The Connecticut Public Affairs Network, the non-profit operator of CT-N since its inception in 1999 as the provider of gavel-to-gavel cable-television coverage of the General Assembly, said Thursday it will end operations Friday, unable to abide by a slashed budget and the loss of editorial control imposed by the legislature.
Paul Giguere, the president of the non-profit, informed the Office of Legislative Management in a letter that it would cease operations of CT-N at 5 p.m. Friday, ending a tenuous day-to-day deal in place since the expiration of its contract on Sept. 30 and an extension Oct. 31.
“After careful consideration and much deliberation, our organization cannot escape the conclusion that the recent actions to eliminate CPAN’s editorial discretion combined with the drastic reduction in funding has transformed CT-N into a project no longer consistent with our organization’s fiduciary obligations in either the financial or mission sense,” Giguere wrote.
The legislature owns the CT-N brand and its distribution channels, which include cable television and streaming video on a web site. But the staff are employees of CPAN, and it was unclear Thursday night if the legislature had a contingency plan for operating the channel.
House Minority Leader Themis Klarides, R-Derby, said the letter was precipitous and promised CT-N would continue in some form, even as CPAN prepared to lay off its staff.
“For CT-N to put forth this ultimatum that puts jobs at risk while we are attempting, in good faith, to resolve these complex matters as we deal with the state’s ongoing fiscal crisis is irresponsible,” she said in a statement.
William A. Bevacqua, the network’s vice president of communication and administration, said the legislature rejected a counteroffer by CPAN that would have temporarily extended its contract, allowing time for it seek outside funding and operate CT-N under a new public-private partnership.
CPAN had agreed weeks ago to cut its operating budget from $2.8 million to $2.4 million, ending its weekly news-in-review show and other original programming to focus exclusively on legislative sessions, Capitol press conferences and other live events. But the bipartisan budget recently passed cut that by another $1.2 million.
The legislature’s partisan staff has been objecting to CT-N’s coverage of public affairs events outside the State Capitol. In new terms proposed earlier this year, the partisan staff would have more control over the network’s coverage.
Giguere said that was contrary to the original mission embraced by the legislature in 1999: Allow a non-profit to run CT-N independent of political interference, with the ability to cover the courts and executive branch as well as the General Assembly.
“CPAN was created with a nonpartisan, educational mission to run CT-N as a three- branches network, at arm’s length from the government,” Giguere wrote. “It was a mission and purpose once supported by the Leadership of the General Assembly. Even the state statute governing CT-N’s revenue intercept refers broadly to coverage of ‘state government deliberations and public policy events.’ The thinking has clearly changed.”

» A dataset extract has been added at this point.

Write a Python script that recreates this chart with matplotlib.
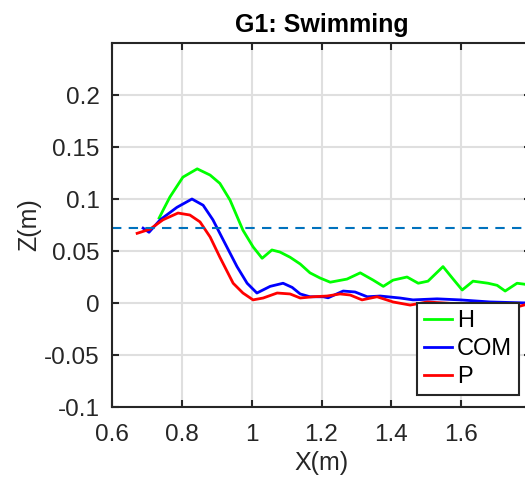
import matplotlib
matplotlib.use("Agg")
import matplotlib.pyplot as plt

plt.rcParams['font.family'] = ['Liberation Sans', 'DejaVu Sans']

# H (green)
h_x = [0.735, 0.749, 0.766, 0.803, 0.844, 0.881, 0.909, 0.938, 0.975, 1.004, 1.030, 1.058,
       1.081, 1.110, 1.139, 1.167, 1.196, 1.225, 1.273, 1.311, 1.348, 1.377, 1.405, 1.445,
       1.477, 1.505, 1.548, 1.577, 1.603, 1.634, 1.677, 1.703, 1.726, 1.760, 1.783, 1.800]
h_z = [0.0817, 0.091, 0.102, 0.121, 0.129, 0.123, 0.115, 0.099, 0.070, 0.054, 0.043, 0.051,
       0.049, 0.044, 0.0375, 0.029, 0.024, 0.020, 0.023, 0.029, 0.022, 0.016, 0.022, 0.025,
       0.019, 0.021, 0.035, 0.023, 0.0125, 0.021, 0.019, 0.017, 0.0115, 0.019, 0.018, 0.015]

# COM (blue)
com_x = [0.689, 0.706, 0.738, 0.786, 0.829, 0.861, 0.889, 0.918, 0.958, 0.987, 1.015, 1.053,
         1.090, 1.116, 1.139, 1.167, 1.205, 1.219, 1.262, 1.296, 1.331, 1.368, 1.425, 1.462,
         1.531, 1.597, 1.683, 1.790]
com_z = [0.072, 0.068, 0.080, 0.092, 0.100, 0.094, 0.080, 0.061, 0.035, 0.019, 0.0096, 0.016,
         0.019, 0.015, 0.0087, 0.006, 0.006, 0.005, 0.0115, 0.0106, 0.006, 0.0067, 0.0048, 0.003,
         0.004, 0.003, 0.001, 0.000]

# P (red)
p_x = [0.672, 0.709, 0.746, 0.789, 0.823, 0.852, 0.881, 0.909, 0.947, 0.975, 1.004, 1.033,
       1.073, 1.110, 1.139, 1.176, 1.216, 1.253, 1.282, 1.316, 1.359, 1.405, 1.454, 1.503,
       1.600, 1.700, 1.769, 1.790]
p_z = [0.067, 0.071, 0.080, 0.0865, 0.0846, 0.078, 0.0635, 0.044, 0.019, 0.0096, 0.003, 0.0048,
       0.0096, 0.0087, 0.0048, 0.006, 0.0067, 0.0087, 0.0077, 0.003, 0.006, 0.001, -0.002, 0.001,
       -0.001, -0.003, -0.003, -0.001]

threshold = 0.072
x_ticks = [0.6, 0.8, 1.0, 1.2, 1.4, 1.6]
y_ticks = [-0.1, -0.05, 0, 0.05, 0.1, 0.15, 0.2]
x_ticklabels = ['0.6', '0.8', '1', '1.2', '1.4', '1.6']
y_ticklabels = ['-0.1', '-0.05', '0', '0.05', '0.1', '0.15', '0.2']

W, H = 525, 480
fig = plt.figure(figsize=(W / 100, H / 100), dpi=100)
ax = fig.add_axes([112 / W, (H - 407) / H, 419 / W, 364 / H])

ax.plot(h_x, h_z, color=(0, 1, 0), lw=2, label='H')
ax.plot(com_x, com_z, color=(0, 0, 1), lw=2, label='COM')
ax.plot(p_x, p_z, color=(1, 0, 0), lw=2, label='P')
ax.axhline(threshold, color='#0072BD', lw=1.5, linestyle=(0, (4.5, 3.5)))

ax.set_xlim(0.6, 1.8)
ax.set_ylim(-0.1, 0.25)
ax.set_xticks(x_ticks)
ax.set_xticklabels(x_ticklabels)
ax.set_yticks(y_ticks)
ax.set_yticklabels(y_ticklabels)
ax.grid(True, color='#dfdfdf', lw=1.5)
ax.set_axisbelow(True)
ax.tick_params(direction='in', length=5, width=1.5, colors='#262626', labelsize=17.5,
               top=True, right=True, labelcolor='#262626')
ax.tick_params(axis='x', pad=12)
ax.tick_params(axis='y', pad=9)
for s in ax.spines.values():
    s.set_color('#262626')
    s.set_linewidth(1.5)

ax.set_xlabel('X(m)', fontsize=18, color='#262626', labelpad=4)
ax.set_ylabel('Z(m)', fontsize=18, color='#262626', labelpad=2)
ax.set_title('G1: Swimming', fontsize=18, fontweight='bold', pad=8)

leg = ax.legend(loc='lower right', bbox_to_anchor=(519 / W, (H - 395) / H),
                bbox_transform=fig.transFigure, borderaxespad=0, fontsize=17,
                fancybox=False, framealpha=1, edgecolor='#262626', handlelength=1.2,
                handletextpad=0.2, labelspacing=0.25, borderpad=0.3)
leg.get_frame().set_linewidth(1.5)

fig.savefig('out.png', dpi=100)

Legislative leaders have made clear they see the mission of CT-N as covering what happens inside the Capitol. None have explained how the additional 50 percent cut was calculated or how much money could be saved by limiting CT-N to the Capitol, which already is its primary focus.
“The Senate Democratic leaders are committed to maintaining transparency in government and reaching an appropriate resolution,” said Adam Joseph, a spokesman for the caucus. “We continue to support finding a service provider willing to produce quality, nonpartisan coverage.”
CPAN was the only entity to respond when the legislature published a request for proposals to run the network last spring. No one has explained why they believe the contract would be more attractive at half the funding.
Giguere’s letter to James Tracy, the executive director of the non-partisan Office of Legislative Management, thanked his staff for a good-faith effort to resolve issues raised by the legislature’s political staff and leaders.
“My team and I have always found your staff to be honest collaborators and I fully appreciate the lack of options that OLM has been given in this situation,” he wrote. “I’m sure you know that as the creator of CT-N this is not a decision I would take lightly, but I must take some consolation in concluding CPAN’s association with the project with our editorial integrity intact.”